How You Should Respond To Steven Furtick’s House

In the wake of the news that area mega-church pastor, Steven Furtick, is building a 16,000 sq/ft (8,400 sq/ft heated) home/mansion, many Christians have been at odds as how they should respond.

As someone who has a degree of pastoral influence among a wide swath of local churches, pastors, and area believers, I feel compelled to help provide some guidance. Some may argue that it’s none of my business and that I should mind my own affairs.

I would love to. Really, I would.

However, over the last week Christians have been debating, arguing, and dividing over issues surrounding this pastors home. That’s when it becomes my business, to be honest. As someone who strives to cultivate unity in Christ’s mission in Charlotte and beyond, I’ll take my chances on being “that guy” to help us navigate this divisive issue.

So, how should you respond to the house that Steven built?

1) Gracefully. Like Daniel, it’s always best to approach any divisive issue with “wisdom and tact.” That means knowing what you believe about the issues at hand, why you believe it, and being able to gracefully and tactfully voice your opinions or beliefs to others. When you aren’t speaking or typing, listen respectfully to others–even when you violently disagree. Then gracefully, with a heart of love for the person (not your beliefs), continue to challenge, affirm, or (Heaven forbid) change your own understanding of the issues at hand.

2) Resolutely. Jesus commands believers that “If anyone slaps you on the right cheek, turn to them the other cheek also.” Many have seen this as a call for Christians to be gluttons for punishment. Not true. This is a call for Christians to be resolute in staying present when offended. Instead of slapping back, running away, or breaking fellowship with those who offend you, “turning the other cheek” means to stay put before the one who offended you NOT so that you can win the argument, but so that you don’t lose the relationship. Turning the other cheek means, “I love and value you so much, that I’m not going anywhere until we resolve this conflict–even if you slap me again.” Getting slapped hurts, but walking away hurts more.

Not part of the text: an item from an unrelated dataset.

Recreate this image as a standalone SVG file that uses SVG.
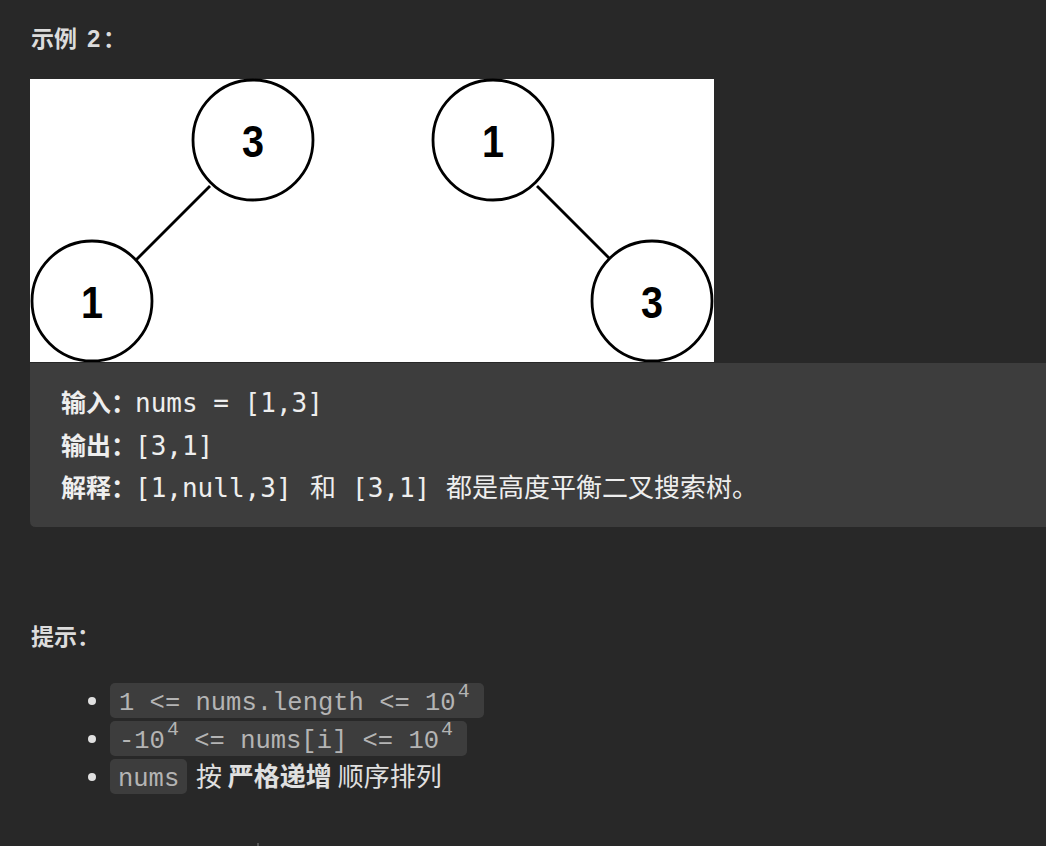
<svg xmlns="http://www.w3.org/2000/svg" width="1046" height="846" viewBox="0 0 1046 846">
<style>
.bg{fill:#282828}
.h{font-family:"Noto Sans CJK SC",sans-serif;font-weight:700;font-size:23px;fill:#dcdcdc}
.hn{font-family:"Liberation Sans","Noto Sans CJK SC",sans-serif;font-weight:700;font-size:24px;fill:#dcdcdc}
.lbl{font-family:"Noto Sans CJK SC",sans-serif;font-weight:700;font-size:25px;fill:#eeeeee}
.mono{font-family:"DejaVu Sans Mono","Noto Sans CJK SC",monospace;font-size:26px;fill:#eeeeee}
.cjk{font-family:"Noto Sans CJK SC",sans-serif;font-size:26px;fill:#eeeeee}
.node circle{fill:#ffffff;stroke:#000000;stroke-width:2.8}
.node text{font-family:"Liberation Sans",Arial,sans-serif;font-weight:700;font-size:44px;fill:#000000;text-anchor:middle}
.edge{stroke:#000000;stroke-width:2.8}
.chip{fill:#3d3d3d}
.ct{font-family:"Liberation Mono","Courier New",monospace;font-size:25.5px;fill:#b4b4b4}
.sup{font-family:"Liberation Mono","Courier New",monospace;font-size:20px;fill:#b4b4b4}
.body{font-family:"Noto Sans CJK SC",sans-serif;font-size:26px;fill:#e0e0e0}
.bold{font-weight:700}
</style>
<rect class="bg" x="0" y="0" width="1046" height="846"/>
<text class="h" x="31" y="47">示例</text>
<text class="hn" x="87" y="47">2</text>
<text class="h" x="103" y="47">：</text>
<g id="picture">
<rect x="30" y="79" width="684" height="283" fill="#ffffff"/>
<g id="connectors">
<line class="edge" x1="210" y1="186" x2="136" y2="260"/>
<line class="edge" x1="537" y1="186" x2="610" y2="259"/>
</g>
<g id="node-3-left-root" class="node"><circle cx="253" cy="140" r="60"/><text x="253" y="157" transform="translate(253 0) scale(0.9 1) translate(-253 0)">3</text></g>
<g id="node-1-left-child" class="node"><circle cx="92" cy="301" r="60"/><text x="92" y="318" transform="translate(92 0) scale(0.9 1) translate(-92 0)">1</text></g>
<g id="node-1-right-root" class="node"><circle cx="493" cy="140" r="60"/><text x="493" y="157" transform="translate(493 0) scale(0.9 1) translate(-493 0)">1</text></g>
<g id="node-3-right-child" class="node"><circle cx="652" cy="301" r="60"/><text x="652" y="318" transform="translate(652 0) scale(0.9 1) translate(-652 0)">3</text></g>
<rect x="0" y="362" width="1046" height="1" class="bg"/>
</g>
<path d="M30 363 H1046 V527 H36 Q30 527 30 521 Z" fill="#3d3d3d"/>
<text class="lbl" x="61" y="412">输入：</text>
<text class="mono" x="135" y="412">nums = [1,3]</text>
<text class="lbl" x="61" y="455">输出：</text>
<text class="mono" x="135" y="455">[3,1]</text>
<text class="lbl" x="61" y="497">解释：</text>
<text class="mono" x="135" y="497">[1,null,3]</text>
<text class="cjk" x="310" y="497">和</text>
<text class="mono" x="352" y="497">[3,1]</text>
<text class="cjk" x="446" y="497">都是高度平衡二叉搜索树。</text>
<text class="h" x="31" y="645">提示：</text>
<circle cx="92" cy="701" r="4" fill="#e0e0e0"/>
<circle cx="92" cy="739" r="4" fill="#e0e0e0"/>
<circle cx="92" cy="777" r="4" fill="#e0e0e0"/>
<rect class="chip" x="110" y="683" width="374" height="35" rx="5"/>
<rect class="chip" x="110" y="721" width="357" height="35" rx="5"/>
<rect class="chip" x="110" y="759" width="77" height="35" rx="5"/>
<text class="ct" x="119" y="710">1 &lt;= nums.length &lt;= 10<tspan class="sup" dx="2" dy="-13">4</tspan></text>
<text class="ct" x="119" y="748">-10<tspan class="sup" dx="2" dy="-13">4</tspan><tspan dy="13"> &lt;= nums[i] &lt;= 10</tspan><tspan class="sup" dx="2" dy="-13">4</tspan></text>
<text class="ct" x="118" y="786">nums</text>
<text class="body" x="196" y="786">按 <tspan class="bold">严格递增</tspan> 顺序排列</text>
<rect x="257" y="843" width="2" height="3" fill="#555555"/>
</svg>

3) Fairly. In our postmodern society, if you simply disagree with someone or something (especially a high-profile leader or issue) you are said to be “judgmental.” This is where postmodern dialogue absolutely breaks down. If someone disagrees with you, Steven Furtick, or Elevation Church, this does not mean that they are judging either one–or vice-versa. I disagree with my wife often, but she does not label me as judgmental (which would only serve as a power-play for her not to be disagreed with!). This is why so many Christians (and pastors for that matter) keep silent on issues because if they publicly disagree with someone or something (particularly another pastor or local church), they might be labeled judgmental, jealous, or just plain insecure. This is simply unfair and beyond unhealthy for any form of healthy dialogue. Fair dialogue means allowing someone the freedom to disagree with you without labeling them as one of “them.”

I, like Furtick, am saddened by all this. I’m sorry for how this issue has already caused division among so many of my friends, the good people of Elevation Church, and Charlotte as a whole. It grieves me deeply. Taking my own advice above, I’ll be posting more around this issue in the following week as my heart has much to say–not to slander, but to guide.

I pray you’ll read my words and listen to others this week with grace, resoluteness, and fairness.

If we do, who knows, we all might become stronger and more unified than we were before.